Economic slowdown reducing discretionary consumer spending
The company is heavily reliant on discretionary spending, especially in categories like home furnishings and apparel. When consumers feel the pinch from persistent inflation, these are the first purchases to be cut or delayed. We saw this reality hit hard in the first half of 2025.
For Q2 2025, Qurate Retail, Inc.'s consolidated revenue decreased by 7.1% to $2.23 billion, driven by a 9.6% decrease in units shipped in the QxH segment (QVC and HSN). This is not just a revenue issue; it's a volume problem that signals a fundamental reduction in customer purchasing activity. Across North American retail, consumer behavior in H1 2025 showed conversion rates declined 5% and the average order value (AOV) fell 10%, indicating a shift away from impulse buying toward more deliberate, lower-priced purchases. This trend is directly counter to the traditional home-shopping model, which thrives on impulse. Morgan Stanley predicts a slowdown in overall consumer spending growth, projecting it to decline from 5.7% in 2024 to 3.7% in 2025. This means the macroeconomic environment will continue to be a drag on sales throughout the year.
Failure to execute the multi-year turnaround plan, Project Athens
Project Athens was the three-year turnaround plan designed to stabilize the business, and while it is expected to deliver over $500 million in adjusted OIBDA run-rate impact through the end of 2024, the capital markets are still skeptical of its long-term success.

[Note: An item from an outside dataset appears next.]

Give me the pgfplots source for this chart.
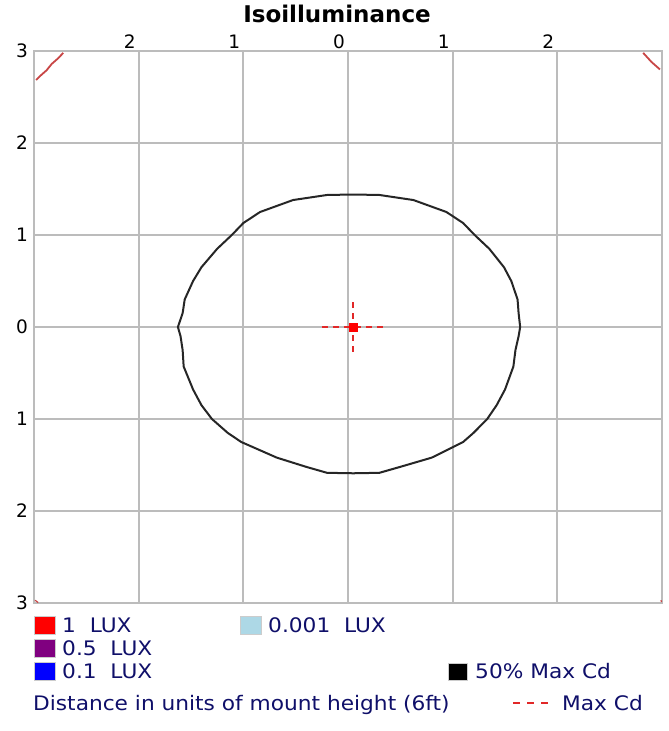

The most concrete evidence of this execution risk is the massive write-down the company was forced to take. In Q2 2025, Qurate Retail, Inc. recorded impairments of goodwill and intangible assets totaling $2.395 billion. This included a significant $930 million related to the QVC and HSN tradenames and $1.465 billion linked to the QxH reporting unit. A write-down of this magnitude signals that the future cash flows expected from the core brand assets-the very assets Project Athens was meant to save-are now valued substantially lower than previously thought. The market is saying the turnaround hasn't worked fast enough to offset the decline in the core cable TV business. The company is now pivoting to the 'WIN strategy' in 2025 to focus on growth, but this pivot comes immediately after the massive impairment, suggesting the previous plan did not secure the core business value.